Looks like Microsoft and Barnes & Noble have been doing some reading of ancient proverbs, perhaps specifically: “the enemy of my enemy is my friend.”
That neatly explains a new deal reached by the two companies to collaborate on a new e-book company, which will be a subsidiary of Barnes & Noble’s successful Nook business.
Announced Monday, the new partnership is called “Newco,” for the time being (Barnes & Noble says they haven’t settled on the name). It sees Microsoft investing $300 million for a 17.6 percent equity stake. The remaining 82.4 percent will be owned by Barnes & Noble, and the company itself will be worth $1.7 billion in total.
That’s a stark change of heart from just over a year ago, in March 2011, when Microsoft sued Barnes & Noble over its use of Google’s Android software to power Barnes & Noble’s Nook line of e-reader devices. Microsoft accused Barnes & Noble’s implementation of the Android software of violating several Microsoft patents. But now the two companies have “settled their patent litigation, and moving forward, Barnes & Noble and Newco will have a royalty-bearing license under Microsoft’s patents for its NOOK eReader and Tablet products,” according to a joint-press statement.
It remains to be seen just what new e-publishing projects the collaboration will cook up. For now, the company says that its first product will be a Nook app for Windows 8, Microsoft’s forthcoming radical new operating system for PCs, tablets and other touch-sensitive devices.
The new joint-venture is also targeting the educational market, through Barnes & Noble’s Nook Study digital textbook store, putting it squarely against Apple’s own overt digital textbook ambitions.
The timing couldn’t be better: Apple and five major American e-book publishers were on April 11 sued by the Justice Department for alleged price-fixing of e-books. Three of the publishers chose to settle with the government straight away, agreeing to sever their current business relationships with Apple.
And yet, publishers are wary of the dominance of Amazon, the other major U.S. e-book retailer, and its aggressive e-book discounting price model which would make a third option in the form of a Microsoft-backed Barnes & Noble all the more enticing.

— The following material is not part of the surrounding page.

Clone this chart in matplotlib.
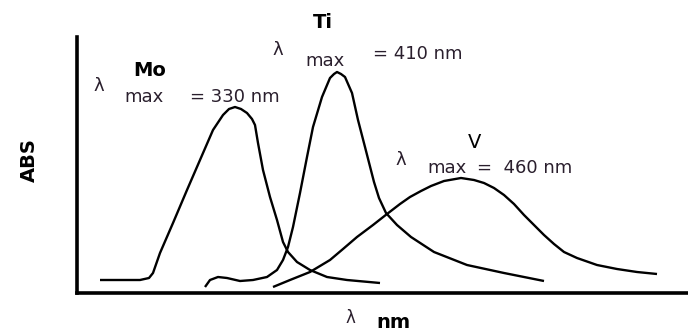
import matplotlib
matplotlib.use("Agg")
import matplotlib.pyplot as plt

# Schematic absorption curves (x, y in arbitrary plot units: x 0..611, y 0..256)
mo_x = [23, 63, 72, 76, 83, 96, 110, 123, 136, 146, 152, 158, 164, 170, 175, 178, 181, 186, 193, 200,
        206, 211, 220, 233, 250, 270, 303]
mo_y = [13, 13, 15, 20, 40, 70, 103, 133, 163, 178, 184, 186, 184, 180, 174, 168, 150, 123, 96, 73,
        51, 41, 31, 23, 16, 13, 10]

ti_x = [128, 133, 141, 150, 163, 176, 190, 200, 206, 211, 216, 223, 230, 236, 245, 253, 257, 260, 264,
        268, 275, 281, 288, 297, 302, 309, 320, 334, 357, 390, 427, 467]
ti_y = [6, 13, 16, 15, 12, 13, 16, 23, 33, 46, 66, 100, 136, 166, 196, 215, 219, 221, 219,
        216, 200, 173, 146, 111, 95, 80, 68, 56, 41, 28, 20, 12]

v_x = [196, 213, 233, 253, 266, 280, 296, 310, 323, 333, 344, 354, 367, 384, 397, 407, 417, 427, 437,
       447, 457, 467, 477, 487, 500, 520, 540, 560, 580]
v_y = [6, 13, 21, 33, 44, 56, 68, 79, 89, 96, 102, 107, 112, 115, 113, 110, 105, 98, 89,
       78, 68, 58, 49, 41, 35, 28, 24, 21, 19]

W, H = 688, 331
fig = plt.figure(figsize=(W / 100, H / 100), dpi=100)


def fx(px):
    return px / W


def fy(py):
    return 1 - py / H


ax = fig.add_axes([fx(77), fy(293), fx(688) - fx(77), fy(37) - fy(293)])
ax.set_xlim(0, 611)
ax.set_ylim(0, 256)
for s in ("top", "right"):
    ax.spines[s].set_visible(False)
for s in ("left", "bottom"):
    ax.spines[s].set_linewidth(2.6)
ax.set_xticks([])
ax.set_yticks([])

for xs, ys in ((mo_x, mo_y), (ti_x, ti_y), (v_x, v_y)):
    ax.plot(xs, ys, color="black", lw=1.7, solid_capstyle="butt", solid_joinstyle="round")

tc = "#2a1f2d"
# Labels
fig.text(fx(150), fy(70), "Mo", fontsize=14, fontweight="bold", ha="center", va="center")
fig.text(fx(323), fy(22), "Ti", fontsize=14, fontweight="bold", ha="center", va="center")
fig.text(fx(475), fy(142), "V", fontsize=14, fontweight="normal", ha="center", va="center")

fig.text(fx(93), fy(86), "λ", fontsize=13, color=tc, ha="left", va="center")
fig.text(fx(124), fy(97), "max", fontsize=13, color=tc, ha="left", va="center")
fig.text(fx(190), fy(97), "= 330 nm", fontsize=13, color=tc, ha="left", va="center")

fig.text(fx(272), fy(50), "λ", fontsize=13, color=tc, ha="left", va="center")
fig.text(fx(305), fy(61), "max", fontsize=13, color=tc, ha="left", va="center")
fig.text(fx(373), fy(54), "= 410 nm", fontsize=13, color=tc, ha="left", va="center")

fig.text(fx(395), fy(160), "λ", fontsize=13, color=tc, ha="left", va="center")
fig.text(fx(427), fy(168), "max", fontsize=13, color=tc, ha="left", va="center")
fig.text(fx(477), fy(168), "=  460 nm", fontsize=13, color=tc, ha="left", va="center")

fig.text(fx(29), fy(160), "ABS", fontsize=14, fontweight="bold", rotation=90, ha="center", va="center")
fig.text(fx(345), fy(318), "λ", fontsize=12, color=tc, ha="left", va="center")
fig.text(fx(376), fy(322), "nm", fontsize=14, fontweight="bold", ha="left", va="center")

fig.savefig("out.png", dpi=100)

The new Barnes & Noble/Microsoft venture also puts Microsoft back into the e-book game after the company announced it was closing shop on its own e-book retail venture, Microsoft Reader, in August 2011. Whether Microsoft will have more success now that it is partnering with an established e-book player is anyone’s guess, but it certainly shows that neither Barnes & Noble nor Microsoft are willing to give up on the e-book market without a fight.